Still, manager Brendan Rodgers, to his credit, has kept going in search of that perfect balance in his squad. He spent £36 million last summer, and has already spent £45 million this time on Roberto Firmino, Nathaniel Clyne, Danny Ings, James Milner, Adam Bogdan and Joe Gomez, with a £32.5 million deal for Aston Villa striker Christian Benteke reportedly in place. Rodgers will hope this crop of players can get him the Holy Grail come May 2016, but a top-4 finish might be a more realistic target.


The rest of the best
With a new television deal worth £5.14 billion to come into effect from next year, the transfer kitty for all 20 Premier League clubs will swell many times over.
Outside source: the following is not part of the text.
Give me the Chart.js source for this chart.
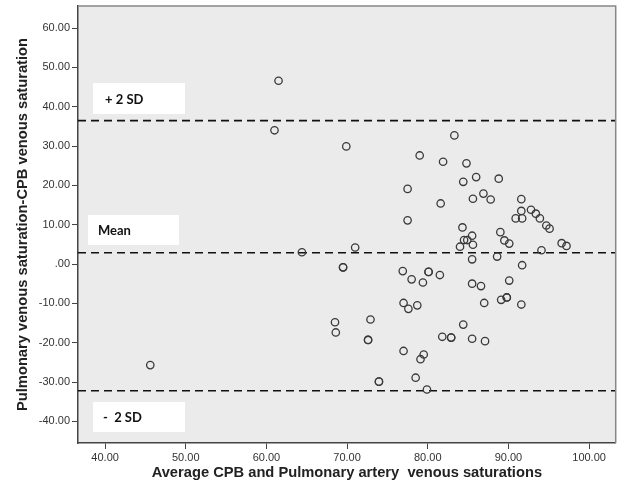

The impact of that is already being seen in this window, with mid-table clubs like Crystal Palace (Yohan Cabayefrom PSG) and West Ham (Dimitri Payet from Marseille) attracting talent from top clubs on the Continent.

While the four Champions League places are expected to be fought for among the five clubs we’ve featured – though Tottenham could have a say – it’s the fight to finish as high up as possible for the likes of Stoke, Southampton and West Ham, armed with more money and better talent, which will be an intriguing battle. August the 8th can’t come soon enough.

*The information in this article is current as of July 23, and does not take into consideration transfers that have been confirmed post that date.